"Plus les lignes et les formes sont simples, et plus il y a de la beauté et de force ", avait écrit Jean-Auguste-Dominique Ingres (Montauban 1780- Paris 1867).
Après avoir été restaurée au Centre de Recherche et de Restauration des Musées de France, des ateliers de Versailles, le chef-d'œuvre "la Baigneuse en buste de dos" d'Ingres a retrouvé ses couleurs d'origine. Car avec le temps, le vernis devenu opaque jaunissait l'œuvre, atténuant le contraste entre la couleur diaphane de la peau, le blanc éclatant de la coiffe, et les couleurs du paysage. Quant au cadre, il avait également perdu de son éclat.
"Notre "Joconde" de la collection Bonnat, avaient souligné le directeur du musée Barthélémy Etchegoyen-Glama et Hélène Ferron, responsable des collections, en présence de Jean-René Etchegaray, maire de Bayonne et de son équipe, sera placée autour des plus prestigieux chefs-d'œuvre anglais de Thomas Lawrence, et espagnols, dont l'autoportrait de Goya, dans l'intimité d'une belle salle du musée Bonnat-Helleu.
L'œuvre-phare du musée, peinte à Rome en 1807, rappelle les maîtres de la Renaissance italienne - tels que Raphaël et plus spécifiquement Léonard de Vinci - par son format, ses couleurs, sa calligraphie, et ses plans.
Ni de face, ni complètement de dos, cette beauté indicible, malgré un cou lacéré d'un bourrelet disgracieux dû à la plissure de la peau, fascine les amateurs d'art. Et Léon Bonnat, en grand collectionneur qui portait beaucoup d'intérêt au travail de Jean-Dominique Ingres, avait également acquis près d'une centaine de ses dessins.
Quant à Ingres, pour des raisons financières dues à l'instabilité politique, et bien qu'il avait été nommé lauréat du Grand Prix de Rome en 1801 à la suite de son tableau "Les Ambassadeurs d'Agamemnon" inspiré de l'Antiquité classique, l'ancien élève de David quitta Paris seulement en septembre 1806 pour s'établir durant trois ans à la villa Médicis, séjour offert à Rome à l'Académie française.

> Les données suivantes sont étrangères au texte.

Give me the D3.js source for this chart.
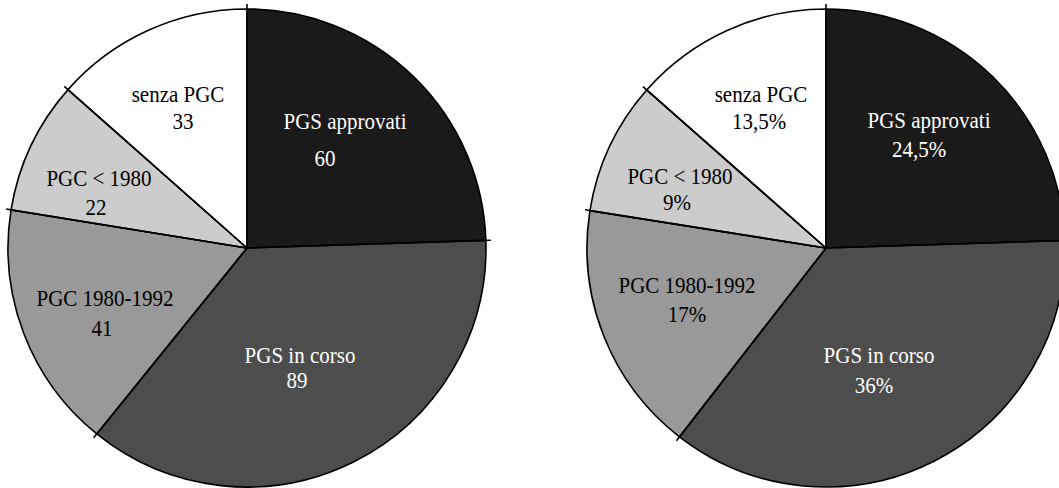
<!DOCTYPE html>
<html>
<head>
<meta charset="utf-8">
<script src="https://cdn.jsdelivr.net/npm/d3@7"></script>
<style>
  body { margin: 0; background: #fff; }
  svg { display: block; }
</style>
</head>
<body>
<svg id="vis" width="1059" height="488"></svg>
<script>
// categories, clockwise from 12 o'clock
const categories = ['PGS approvati', 'PGS in corso', 'PGC 1980-1992', 'PGC < 1980', 'senza PGC'];
const counts = [60, 89, 41, 22, 33];
const percents = [24.5, 36, 17, 9, 13.5];
const countLabels = ['60', '89', '41', '22', '33'];
const percentLabels = ['24,5%', '36%', '17%', '9%', '13,5%'];
const fills = ['#1a1a1a', '#4d4d4d', '#999999', '#cccccc', '#ffffff'];
const textFills = ['#fff', '#fff', '#000', '#000', '#000'];

// label offsets from the pie centre: [name dx, name dy, value dx, value dy]
const leftLabelPos = [[98, -119, 78, -82], [53, 115, 50, 140], [-142, 58, -145, 88], [-148, -62, -151, -33], [-69, -146, -64, -119]];
const rightLabelPos = [[103, -120, 93, -91], [53, 115, 48, 145], [-139, 45, -139, 74], [-146, -64, -149, -38], [-65, -146, -67, -119]];

const radius = 239;
const svg = d3.select('#vis');

function drawPie(cx, cy, values, valueLabels, labelPos) {
    var g = svg.append('g')
        .attr('transform', 'translate(' + cx + ', ' + cy + ')');

    var pie = d3.pie().sort(null).value((d) => d);
    var arcs = pie(values);
    var arc = d3.arc().innerRadius(0).outerRadius(radius);

    g.selectAll('path')
        .data(arcs)
        .enter()
        .append('path')
        .attr('d', arc)
        .attr('fill', (d, i) => fills[i])
        .attr('stroke', '#000')
        .attr('stroke-width', 1.6)
        .attr('stroke-linejoin', 'round');

    // small overshoot of slice borders past the rim
    g.selectAll('line.edge')
        .data(arcs)
        .enter()
        .append('line')
        .attr('class', 'edge')
        .attr('x1', 0)
        .attr('y1', 0)
        .attr('x2', (d) => Math.sin(d.startAngle) * (radius + 5))
        .attr('y2', (d) => -Math.cos(d.startAngle) * (radius + 5))
        .attr('stroke', '#000')
        .attr('stroke-width', 1.6);

    var labels = g.selectAll('g.label')
        .data(arcs)
        .enter()
        .append('g')
        .attr('class', 'label')
        .attr('font-family', '"Liberation Serif", "DejaVu Serif", serif')
        .attr('font-size', '24px')
        .attr('text-anchor', 'middle')
        .attr('fill', (d, i) => textFills[i]);

    // the original type is a little narrow and tall
    labels.append('text')
        .attr('transform', (d, i) => 'translate(' + labelPos[i][0] + ', ' + labelPos[i][1] + ') scale(0.875, 1)')
        .text((d, i) => categories[i]);

    labels.append('text')
        .attr('transform', (d, i) => 'translate(' + labelPos[i][2] + ', ' + labelPos[i][3] + ') scale(0.875, 1)')
        .text((d, i) => valueLabels[i]);
}

drawPie(247, 248, counts, countLabels, leftLabelPos);
drawPie(826, 248, percents, percentLabels, rightLabelPos);
</script>
</body>
</html>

Tout en s'imprégnant des chefs-d'œuvre italiens qui l'environnaient, Ingres influencé par la fièvre orientaliste très à la mode à l'époque Empire, se serait inspiré des célèbres lettres turques si prisées de Lady Wortley Montagu, l'épouse d'un ambassadeur anglais à Constantinople. Des écrits qui décrivaient avec sensualité et volupté les nues des « bains du sérail de Mohammed ». Dans un élan créatif s'immisçant progressivement dans le bain exotique, Ingres réalisa donc une série de quatre tableaux de baigneuses orientalistes : la première et la plus énigmatique : "la Baigneuse en buste de dos" (1807) ; lui succéderont "La Baigneuse de Valpinçon" (1808) - dont le dos trop long non conforme inspira "le violon" de Man Ray -, "la Grande Odalisque" (1814), "le Bain Turc" (1863). Ces trois derniers tableaux figurent au musée du Louvre.
Quant à celle qui a été surnommée "notre Joconde du musée Bonnat", en réalité "La Baigneuse" d'Ingres, le public pourra la découvrir parmi les 1.300 œuvres restaurées qui seront exposées dans le futur parcours de la visite, sachant que le riche musée Bonnat-Helleu compte au total 7.000 œuvres d'exception en dépôt.
Après 15 ans de fermeture, le maire de Bayonne se réjouit de la réouverture - en novembre prochain - du musée, qui fera briller la ville internationalement.